Purchase this article with an account.
Nikita Ved, Richard Hulse, Lucy Donaldson, James Bainbridge, David Bates; VEGF165b reduces blood vessel permeability in diabetic retinas. Invest. Ophthalmol. Vis. Sci. 2013;54(15):2705.
Download citation file:
© ARVO (1962-2015); The Authors (2016-present)
Vascular hyperpermeability in diabetic macular edema (DME) is associated with upregulation of pro-angiogenic vascular endothelial growth factor (VEGF). VEGF165 has been associated with degradation of tight-junction proteins ZO1 and occludin in vitro. This reorganisation of ZO1 and occludin is prevented in RPE cells by co-treatment with VEGF165b, an alternatively spliced anti-angiogenic isoform, suggesting that VEGF165b could abrogate retinal vascular hyperpermeability. The aim of this study was to determine whether VEGF165b reduces retinal vascular hyperpermeability in rats with streptozotocin-induced diabetes.
Sprague-Dawley male rats (200g) were induced with diabetes using streptozotocin (50mg/kg). After 6 days, 5µl saline was injected into one eye of each diabetic rat, and 5µl 10ng/µl rhVEGF165b injected into the contralateral eye. Control rats had no injection in one eye, and 5µl saline in the other eye. On day 7, Evans blue (45mg/kg) was injected i.v into anaesthetised rats. Plasma was collected every 15 minutes for 2 hours, after which, animals were sacrificed and eyes enucleated and retinas excised. Retinas were weighed and Evans blue was extracted using formamide, with Evans blue solute flux calculated from the amount of Evans blue, per wet weight of tissue, per hour relative to the mean plasma Evans blue level during the 2 hr perfusion.

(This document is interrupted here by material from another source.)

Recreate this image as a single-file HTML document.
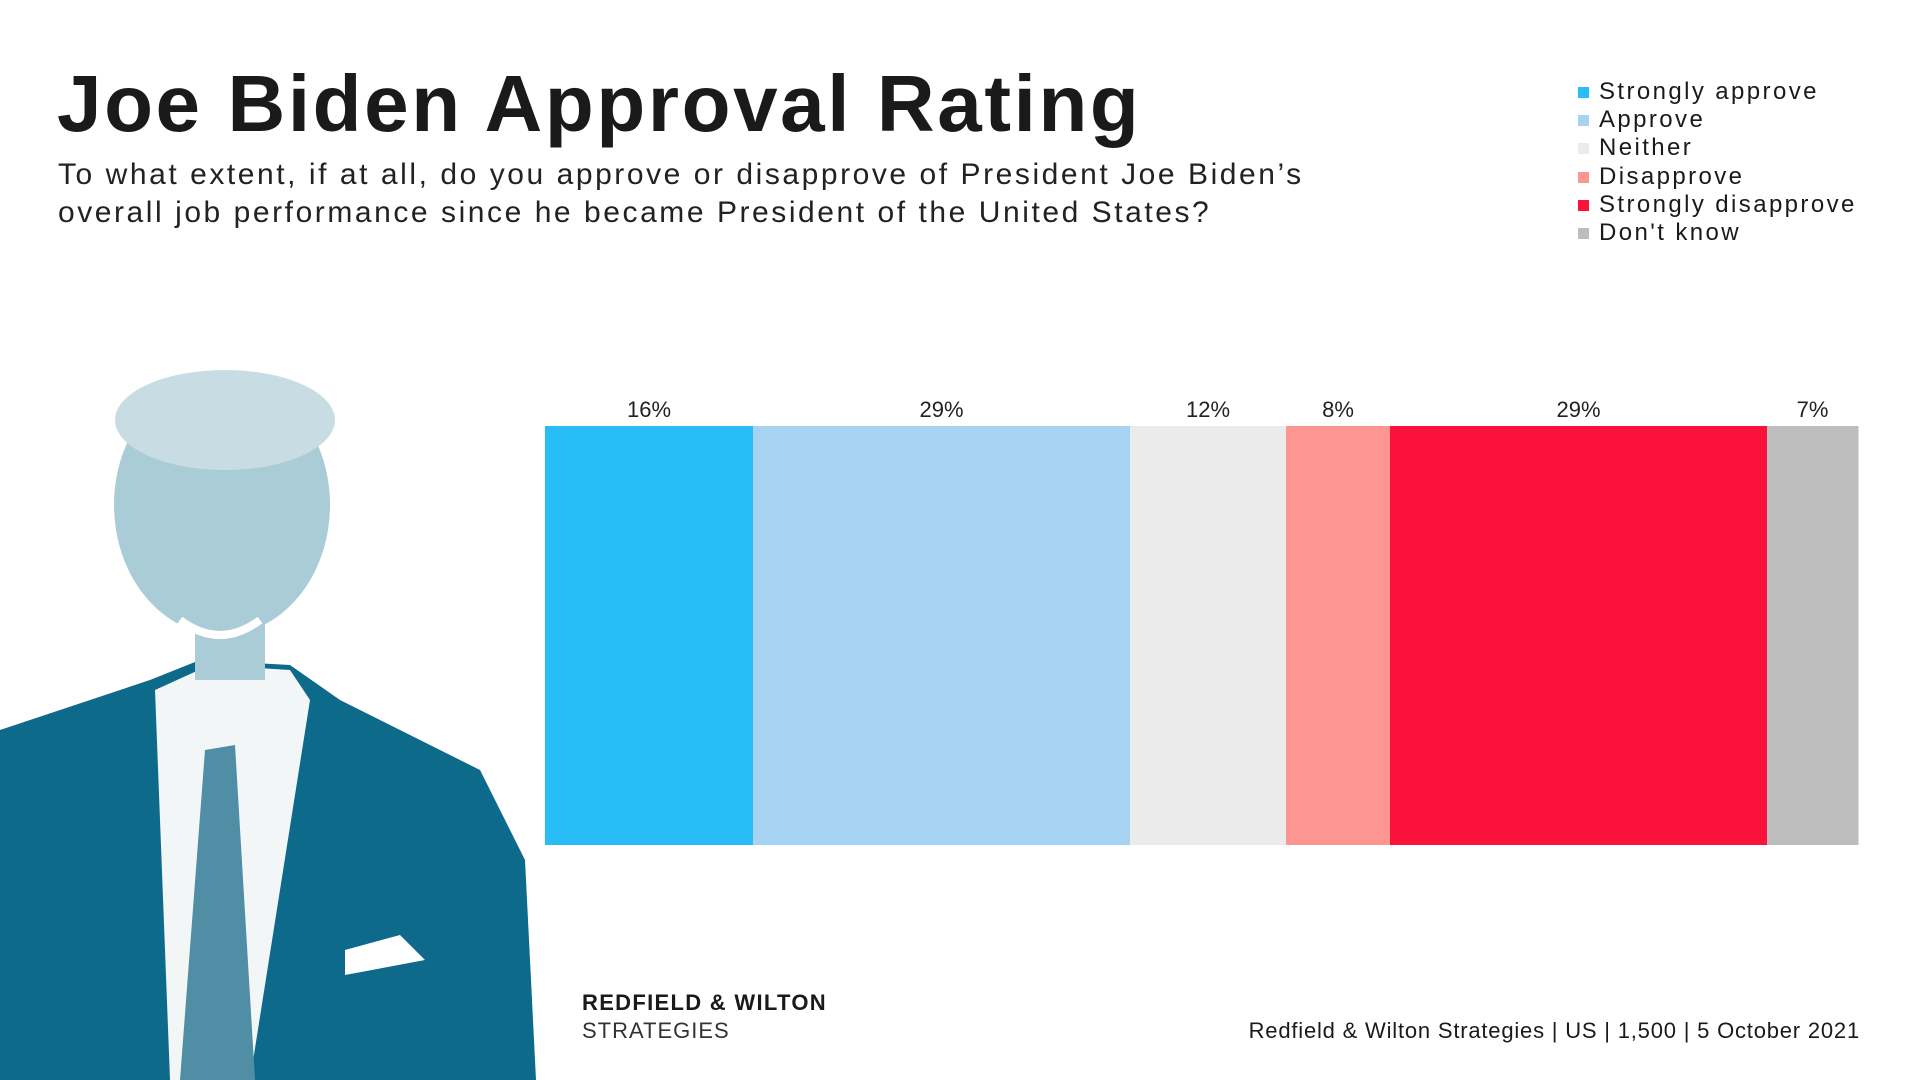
<!DOCTYPE html>
<html><head><meta charset="utf-8">
<style>
body{margin:0;width:1920px;height:1080px;background:#fff;overflow:hidden;font-family:"Liberation Sans",sans-serif;position:relative;color:#1a1a1a}
.abs{position:absolute}
#title{left:57px;top:58px;font-size:80px;font-weight:bold;letter-spacing:2.6px;white-space:nowrap}
#sub{left:58px;top:156px;font-size:30px;line-height:38px;color:#222;letter-spacing:2.55px;white-space:nowrap}
.leg{position:absolute;left:1578px;font-size:24px;white-space:nowrap;line-height:28px;letter-spacing:2.4px}
.leg span{display:inline-block;width:11px;height:11px;margin-right:10px;vertical-align:1px}
</style></head><body>
<div id="title" class="abs">Joe Biden Approval Rating</div>
<div id="sub" class="abs">To what extent, if at all, do you approve or disapprove of President Joe Biden’s<br>overall job performance since he became President of the United States?</div>
<div id="legend"></div>
<svg class="abs" style="left:0;top:0" width="1920" height="1080" id="chart">
<g>
<path d="M0 730 L150 680 L200 660 L290 665 L340 700 L480 770 L525 860 L536 1080 L0 1080 Z" fill="#0e6a8a"/>
<path d="M155 690 L210 665 L290 670 L310 700 L250 1080 L170 1080 Z" fill="#f2f6f7"/>
<path d="M205 750 L235 745 L255 1080 L180 1080 Z" fill="#4f8ea5"/>
<path d="M345 950 L400 935 L425 960 L345 975 Z" fill="#fff"/>
<rect x="195" y="600" width="70" height="80" fill="#a9ccd6"/>
<ellipse cx="222" cy="505" rx="108" ry="130" fill="#a9ccd6"/>
<ellipse cx="225" cy="420" rx="110" ry="50" fill="#c8dde3"/>
<path d="M180 620 Q220 650 260 620" stroke="#fff" stroke-width="8" fill="none"/>
</g>
</svg>
<div class="abs" style="left:582px;top:990px;font-size:22px;font-weight:bold;letter-spacing:1.3px">REDFIELD &amp; WILTON</div>
<div class="abs" style="left:582px;top:1018px;font-size:22px;color:#333;letter-spacing:1px">STRATEGIES</div>
<div class="abs" style="right:60px;top:1018px;font-size:22px;letter-spacing:0.8px">Redfield &amp; Wilton Strategies | US | 1,500 | 5 October 2021</div>
<script>
const categories=["Strongly approve","Approve","Neither","Disapprove","Strongly disapprove","Don't know"];
const values=[16,29,12,8,29,7];
const colors=["#29bdf6","#a6d3f2","#ebebeb","#fd9690","#fa123c","#bdbdbd"];
const svg=document.getElementById('chart');
const NS="http://www.w3.org/2000/svg";
const x0=545,x1=1858,y0=426,y1=845;
const total=values.reduce((a,b)=>a+b,0);
function xs(v){return v/total*(x1-x0);}
let cx=x0;
values.forEach((v,i)=>{
  const w=xs(v);
  const r=document.createElementNS(NS,'rect');
  r.setAttribute('x',cx);r.setAttribute('y',y0);r.setAttribute('width',w+0.5);r.setAttribute('height',y1-y0);r.setAttribute('fill',colors[i]);
  
  
  svg.appendChild(r);
  const t=document.createElementNS(NS,'text');
  t.setAttribute('x',cx+w/2);t.setAttribute('y',417);t.setAttribute('text-anchor','middle');
  t.setAttribute('font-size','22');t.setAttribute('fill','#222');t.setAttribute('font-family','Liberation Sans, sans-serif');
  t.textContent=v+'%';
  
  
  svg.appendChild(t);
  cx+=w;
});
const leg=document.getElementById('legend');
categories.forEach((c,i)=>{
  const d=document.createElement('div');
  d.className='leg';d.style.top=(78+i*28.2)+'px';
  d.innerHTML='<span style="background:'+colors[i]+'"></span>'+c;
  
  
  leg.appendChild(d);
});
</script>
</body></html>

Increased solute flux in the retinae of rats with streptozotocin-induced diabetes was significantly reduced by intraocular administration of rhVEGF165b compared with vehicle-injected controls (P<0.05). Vehicle-treated eyes showed no significant difference in solute flux compared to uninjected eyes in control rats.
VEGF165b reduces retinal vascular hyperpermeability in streptozotocin-induced diabetes in rats and may offer an effective therapeutic approach to diabetic retinopathy.